#### [Job]
Please write the listing below out again exactly, leaving every picture behind.

#### [Available data]
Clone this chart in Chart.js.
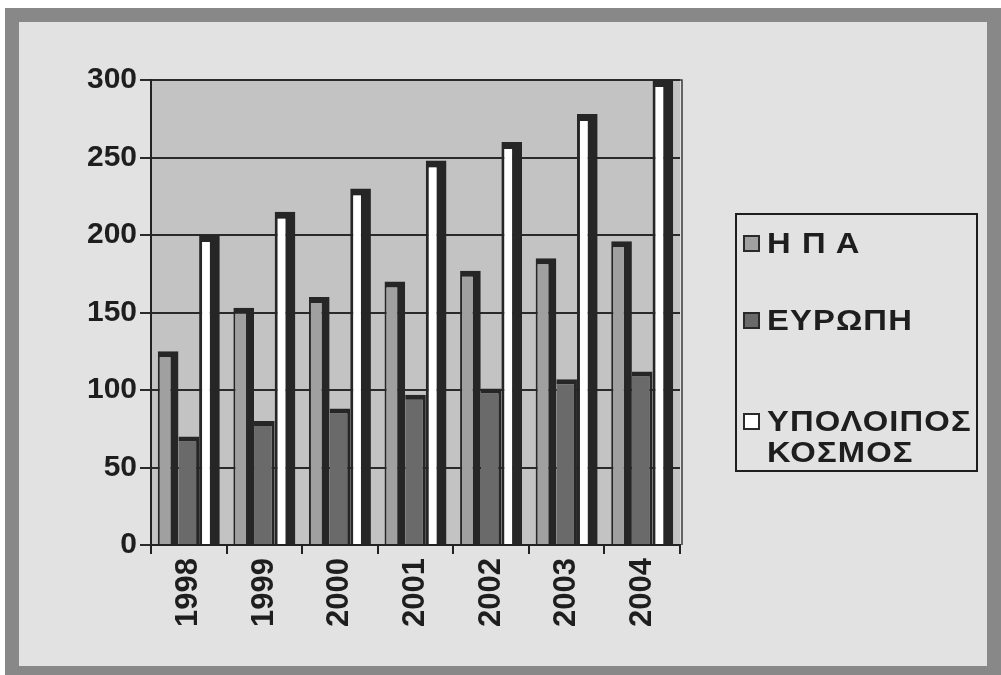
<!DOCTYPE html>
<html>
<head>
<meta charset="utf-8">
<script src="https://cdn.jsdelivr.net/npm/chart.js@4.4.1/dist/chart.umd.min.js"></script>
<style>
  html, body { margin: 0; padding: 0; background: #ffffff; width: 1001px; height: 675px; overflow: hidden; }
  #frame {
    position: absolute; left: 5px; top: 8px; width: 996px; height: 672px;
    box-sizing: border-box; border: 14px solid #888888; background: #e2e2e2;
  }
  #chart { position: absolute; left: 0; top: 0; }
  #legend {
    position: absolute; left: 735px; top: 213px; width: 243px; height: 259px;
    box-sizing: border-box; border: 2px solid #1e1e1e;
    font-family: "Liberation Sans", Arial, sans-serif; font-weight: bold;
    font-size: 29px; line-height: 31px; color: #1e1e1e; letter-spacing: 1px;
  }
  .item { position: absolute; left: 5px; }
  .swatch {
    position: absolute; left: 1px; top: 7px; width: 17px; height: 17px;
    box-sizing: border-box; border: 2px solid #2a2a2a;
  }
  .text {
    position: absolute; left: 25px; top: 0; white-space: nowrap;
    transform: scaleX(1.13); transform-origin: left top;
  }
</style>
</head>
<body>
<div id="frame"></div>
<canvas id="chart" width="1001" height="675"></canvas>
<div id="legend"></div>
<script>
// data
const years = ['1998', '1999', '2000', '2001', '2002', '2003', '2004'];
const usa = [125, 153, 160, 170, 177, 185, 196];
const europe = [70, 80, 88, 97, 101, 107, 112];
const restOfWorld = [200, 215, 230, 248, 260, 278, 300];
const seriesNames = ['Η Π Α', 'ΕΥΡΩΠΗ', ['ΥΠΟΛΟΙΠΟΣ', 'ΚΟΣΜΟΣ']];
const seriesColors = ['#a0a0a0', '#6a6a6a', '#ffffff'];
const yMax = 300;
const yStep = 50;

const FONT = '"Liberation Sans", Arial, sans-serif';
const EDGE = '#262626';

// grey plot area behind the bars, with the thin top/right edge
const plotArea = {
    id: 'plotArea',
    beforeDraw(chart) {
        const a = chart.chartArea;
        const ctx = chart.ctx;
        ctx.save();
        ctx.fillStyle = '#c3c3c3';
        ctx.fillRect(a.left, a.top, a.right - a.left, a.bottom - a.top);
        ctx.strokeStyle = '#3a3a3a';
        ctx.lineWidth = 1.5;
        ctx.beginPath();
        ctx.moveTo(a.left, a.top);
        ctx.lineTo(a.right + 2, a.top);
        ctx.lineTo(a.right + 2, a.bottom);
        ctx.stroke();
        ctx.restore();
    }
};

const chart = new Chart(document.getElementById('chart'), {
    type: 'bar',
    data: {
        labels: years,
        datasets: [
            {
                label: 'Η Π Α',
                data: usa,
                backgroundColor: seriesColors[0],
                borderColor: EDGE,
                borderWidth: { left: 2, top: 6, right: 8, bottom: 0 }
            },
            {
                label: 'ΕΥΡΩΠΗ',
                data: europe,
                backgroundColor: seriesColors[1],
                borderColor: EDGE,
                borderWidth: { left: 0, top: 5, right: 3, bottom: 0 }
            },
            {
                label: 'ΥΠΟΛΟΙΠΟΣ ΚΟΣΜΟΣ',
                data: restOfWorld,
                backgroundColor: seriesColors[2],
                borderColor: EDGE,
                borderWidth: { left: 3, top: 7, right: 10, bottom: 0 }
            }
        ]
    },
    options: {
        responsive: false,
        animation: false,
        layout: { padding: { left: 0, top: 80, right: 321, bottom: 0 } },
        datasets: { bar: { categoryPercentage: 0.82, barPercentage: 1.0 } },
        plugins: {
            legend: { display: false },
            tooltip: { enabled: false }
        },
        scales: {
            x: {
                offset: true,
                grid: {
                    offset: true,
                    drawOnChartArea: false,
                    drawTicks: true,
                    tickLength: 9,
                    color: '#222222',
                    lineWidth: 2
                },
                border: { display: true, color: '#222222', width: 2 },
                ticks: {
                    minRotation: 90,
                    maxRotation: 90,
                    padding: 4,
                    color: '#1e1e1e',
                    font: { family: FONT, size: 31, weight: 'bold' }
                },
                afterFit(scale) { scale.height = 130; }
            },
            y: {
                min: 0,
                max: yMax,
                ticks: {
                    stepSize: yStep,
                    padding: 3,
                    color: '#1e1e1e',
                    font: { family: FONT, size: 30, weight: 'bold' }
                },
                grid: { color: '#2a2a2a', lineWidth: 2, tickLength: 11 },
                border: { display: true, color: '#222222', width: 2 },
                afterFit(scale) { scale.width = 151; }
            }
        }
    },
    plugins: [plotArea]
});

// html legend built from the series names/colours
const legendTops = [13, 90, 191];
const legend = document.getElementById('legend');
seriesNames.forEach((name, i) => {
    const item = document.createElement('div');
    item.className = 'item';
    item.style.top = legendTops[i] + 'px';
    const sw = document.createElement('div');
    sw.className = 'swatch';
    sw.style.background = seriesColors[i];
    const tx = document.createElement('div');
    tx.className = 'text';
    tx.innerHTML = [].concat(name).join('<br>');
    item.appendChild(sw);
    item.appendChild(tx);
    legend.appendChild(item);
});
</script>
</body>
</html>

#### [Reply]
Clone this chart in Chart.js.
<!DOCTYPE html>
<html>
<head>
<meta charset="utf-8">
<script src="https://cdn.jsdelivr.net/npm/chart.js@4.4.1/dist/chart.umd.min.js"></script>
<style>
  html, body { margin: 0; padding: 0; background: #ffffff; width: 1001px; height: 675px; overflow: hidden; }
  #frame {
    position: absolute; left: 5px; top: 8px; width: 996px; height: 672px;
    box-sizing: border-box; border: 14px solid #888888; background: #e2e2e2;
  }
  #chart { position: absolute; left: 0; top: 0; }
  #legend {
    position: absolute; left: 735px; top: 213px; width: 243px; height: 259px;
    box-sizing: border-box; border: 2px solid #1e1e1e;
    font-family: "Liberation Sans", Arial, sans-serif; font-weight: bold;
    font-size: 29px; line-height: 31px; color: #1e1e1e; letter-spacing: 1px;
  }
  .item { position: absolute; left: 5px; }
  .swatch {
    position: absolute; left: 1px; top: 7px; width: 17px; height: 17px;
    box-sizing: border-box; border: 2px solid #2a2a2a;
  }
  .text {
    position: absolute; left: 25px; top: 0; white-space: nowrap;
    transform: scaleX(1.13); transform-origin: left top;
  }
</style>
</head>
<body>
<div id="frame"></div>
<canvas id="chart" width="1001" height="675"></canvas>
<div id="legend"></div>
<script>
// data
const years = ['1998', '1999', '2000', '2001', '2002', '2003', '2004'];
const usa = [125, 153, 160, 170, 177, 185, 196];
const europe = [70, 80, 88, 97, 101, 107, 112];
const restOfWorld = [200, 215, 230, 248, 260, 278, 300];
const seriesNames = ['Η Π Α', 'ΕΥΡΩΠΗ', ['ΥΠΟΛΟΙΠΟΣ', 'ΚΟΣΜΟΣ']];
const seriesColors = ['#a0a0a0', '#6a6a6a', '#ffffff'];
const yMax = 300;
const yStep = 50;

const FONT = '"Liberation Sans", Arial, sans-serif';
const EDGE = '#262626';

// grey plot area behind the bars, with the thin top/right edge
const plotArea = {
    id: 'plotArea',
    beforeDraw(chart) {
        const a = chart.chartArea;
        const ctx = chart.ctx;
        ctx.save();
        ctx.fillStyle = '#c3c3c3';
        ctx.fillRect(a.left, a.top, a.right - a.left, a.bottom - a.top);
        ctx.strokeStyle = '#3a3a3a';
        ctx.lineWidth = 1.5;
        ctx.beginPath();
        ctx.moveTo(a.left, a.top);
        ctx.lineTo(a.right + 2, a.top);
        ctx.lineTo(a.right + 2, a.bottom);
        ctx.stroke();
        ctx.restore();
    }
};

const chart = new Chart(document.getElementById('chart'), {
    type: 'bar',
    data: {
        labels: years,
        datasets: [
            {
                label: 'Η Π Α',
                data: usa,
                backgroundColor: seriesColors[0],
                borderColor: EDGE,
                borderWidth: { left: 2, top: 6, right: 8, bottom: 0 }
            },
            {
                label: 'ΕΥΡΩΠΗ',
                data: europe,
                backgroundColor: seriesColors[1],
                borderColor: EDGE,
                borderWidth: { left: 0, top: 5, right: 3, bottom: 0 }
            },
            {
                label: 'ΥΠΟΛΟΙΠΟΣ ΚΟΣΜΟΣ',
                data: restOfWorld,
                backgroundColor: seriesColors[2],
                borderColor: EDGE,
                borderWidth: { left: 3, top: 7, right: 10, bottom: 0 }
            }
        ]
    },
    options: {
        responsive: false,
        animation: false,
        layout: { padding: { left: 0, top: 80, right: 321, bottom: 0 } },
        datasets: { bar: { categoryPercentage: 0.82, barPercentage: 1.0 } },
        plugins: {
            legend: { display: false },
            tooltip: { enabled: false }
        },
        scales: {
            x: {
                offset: true,
                grid: {
                    offset: true,
                    drawOnChartArea: false,
                    drawTicks: true,
                    tickLength: 9,
                    color: '#222222',
                    lineWidth: 2
                },
                border: { display: true, color: '#222222', width: 2 },
                ticks: {
                    minRotation: 90,
                    maxRotation: 90,
                    padding: 4,
                    color: '#1e1e1e',
                    font: { family: FONT, size: 31, weight: 'bold' }
                },
                afterFit(scale) { scale.height = 130; }
            },
            y: {
                min: 0,
                max: yMax,
                ticks: {
                    stepSize: yStep,
                    padding: 3,
                    color: '#1e1e1e',
                    font: { family: FONT, size: 30, weight: 'bold' }
                },
                grid: { color: '#2a2a2a', lineWidth: 2, tickLength: 11 },
                border: { display: true, color: '#222222', width: 2 },
                afterFit(scale) { scale.width = 151; }
            }
        }
    },
    plugins: [plotArea]
});

// html legend built from the series names/colours
const legendTops = [13, 90, 191];
const legend = document.getElementById('legend');
seriesNames.forEach((name, i) => {
    const item = document.createElement('div');
    item.className = 'item';
    item.style.top = legendTops[i] + 'px';
    const sw = document.createElement('div');
    sw.className = 'swatch';
    sw.style.background = seriesColors[i];
    const tx = document.createElement('div');
    tx.className = 'text';
    tx.innerHTML = [].concat(name).join('<br>');
    item.appendChild(sw);
    item.appendChild(tx);
    legend.appendChild(item);
});
</script>
</body>
</html>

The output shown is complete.